Succede poi che, in cantina, nella tua, nella mezza giornata che hai rosicchiato, isolandoti dal lavoro, dalla famiglia e da tutto il mondo, ritrovi la confezione ancora imballata e una esclamazione, così grossa, ti percuote. Sfili una bottiglia, la osservi attonito, incuriosito, quasi nn ricordavi  di averle messe là. Fissi un appuntamento, sarà una lunga meditazione. Tu e lei.
Arriva il momento e con cauti movimenti e con gentil movenze ti approcci a lei. Alla bottiglia, a lui, al Barolo Chinato. Lo versi nel bicchiere, ti accomodi e lo avvicini al naso. Comincia il viaggio. Nuovo, sorprendente. Chiudi gli occhi. La dolcezza, la tenerezza, ti portano su una giostra, in un carosello  variopinto, delicato, innocente come le giostre con i cavallucci che giravano quando eravamo bambini, quella musica dolce fiabesca e poi lo zucchero filato, per completare il quadro, il desiderio di ogni bambino.
Il Barolo Chinato del Dottor Cappellano è un’esplosione di profumi, di morbidezze, di balsamico ed erbe medicinali, quelle che ti accarezzano e ti inebriano quando si varca la soglia di una colma erboristeria, rabarbaro, china e genziana, tabacco e frutta rossa matura.
Un erborinato, un formaggio a pasta dura stagionato, ma anche un pasticcino secco di mandorle,  sarebbero compagni degni. Un amico mi ha detto ultimamente : è così originale ed unico che lo accosterei senza ripensamenti anche alle ostriche crude. Io ci credo.
Un viaggio unico, sensazionale, un vino affascinante che ti accompagna come pochi riescono a fare, un vino che mette tutti d’accordo.
Come l’inno di Mameli per tutti noi italiani.
Non solo Barolo Chinato, ma nel vetro tutta la tradizione che racchiude e rimanda alle radici storiche delle Langhe.

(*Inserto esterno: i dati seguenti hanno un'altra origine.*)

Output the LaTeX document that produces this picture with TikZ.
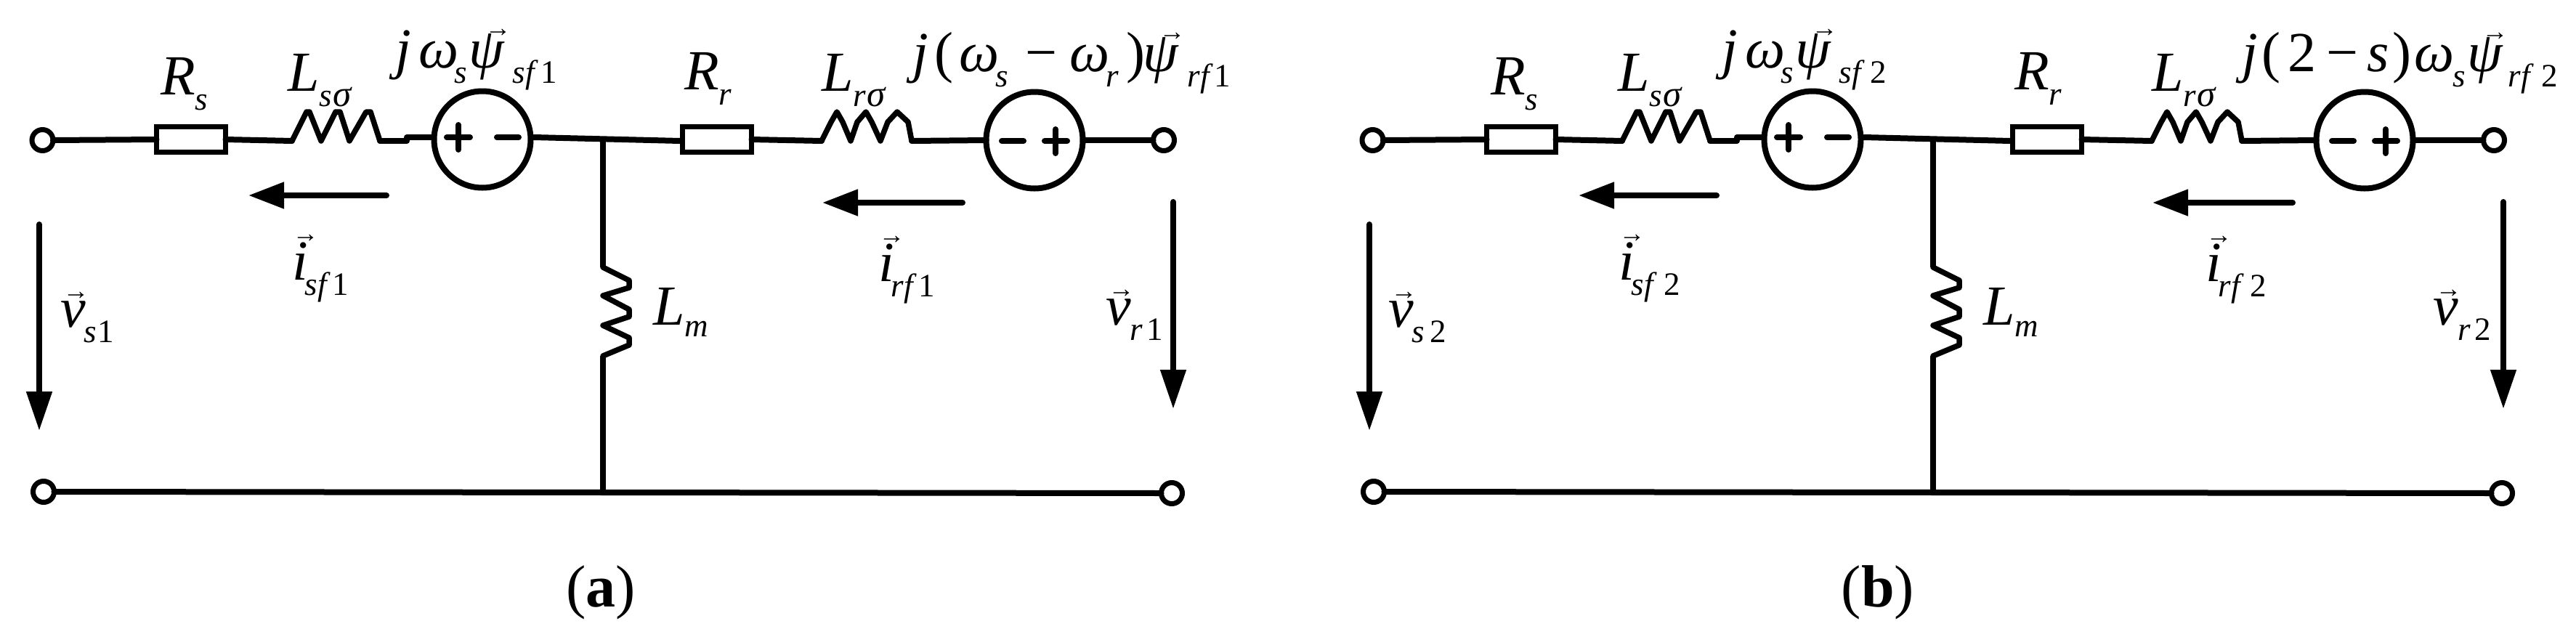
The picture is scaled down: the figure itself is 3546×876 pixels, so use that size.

Azienda pluripremiata che ha subìto, nel corso degli anni, delle vere e proprie rivoluzioni, partendo dal Notaio Filippo Cappellano, passando dal figlio Filippo per arrivare all’attuale mente: Augusto. Il comune denominatore: la tradizione e la qualità.
Un rispetto estremo per la terra, un lavoro biologico, una vigna a piede franco fra i 4 ettari di proprietà.
In cantina pochi interventi per racchiudere in vetro prodotti del tutto vergini da alterazioni e manipolazioni.
In un passaggio il Dr. Teobaldo Cappellano citava “ Non cercatemi dunque sui palcoscenici, aspettatevi invece di incrociarci in un posto inconsueto”.
Sarà vero, ma i nettari dei Cappellano e soprattutto i Barolo, vanno ricercati nell’agorà dell’Olimpo.
Il Barolo Piè Franco, di rara reperibilità ogni anno, nasce da un vitigno altrettanto unico. Dalla bocca sapida, deliziosa e lunga affina in botti grandi per 40 mesi.
Il Piè Rupestris  affina invece per più di 18 mesi in tonneaux, intenso al naso, complesso, tradizionale con sentori balsamici richiami autunnali che sanno di terra fiori e foglie secche calpestate.
Dal 1870 vini  che sognatori, viaggiatori , pensatori, collezionisti, tutti, ambiscono ad avere nella propria cantina.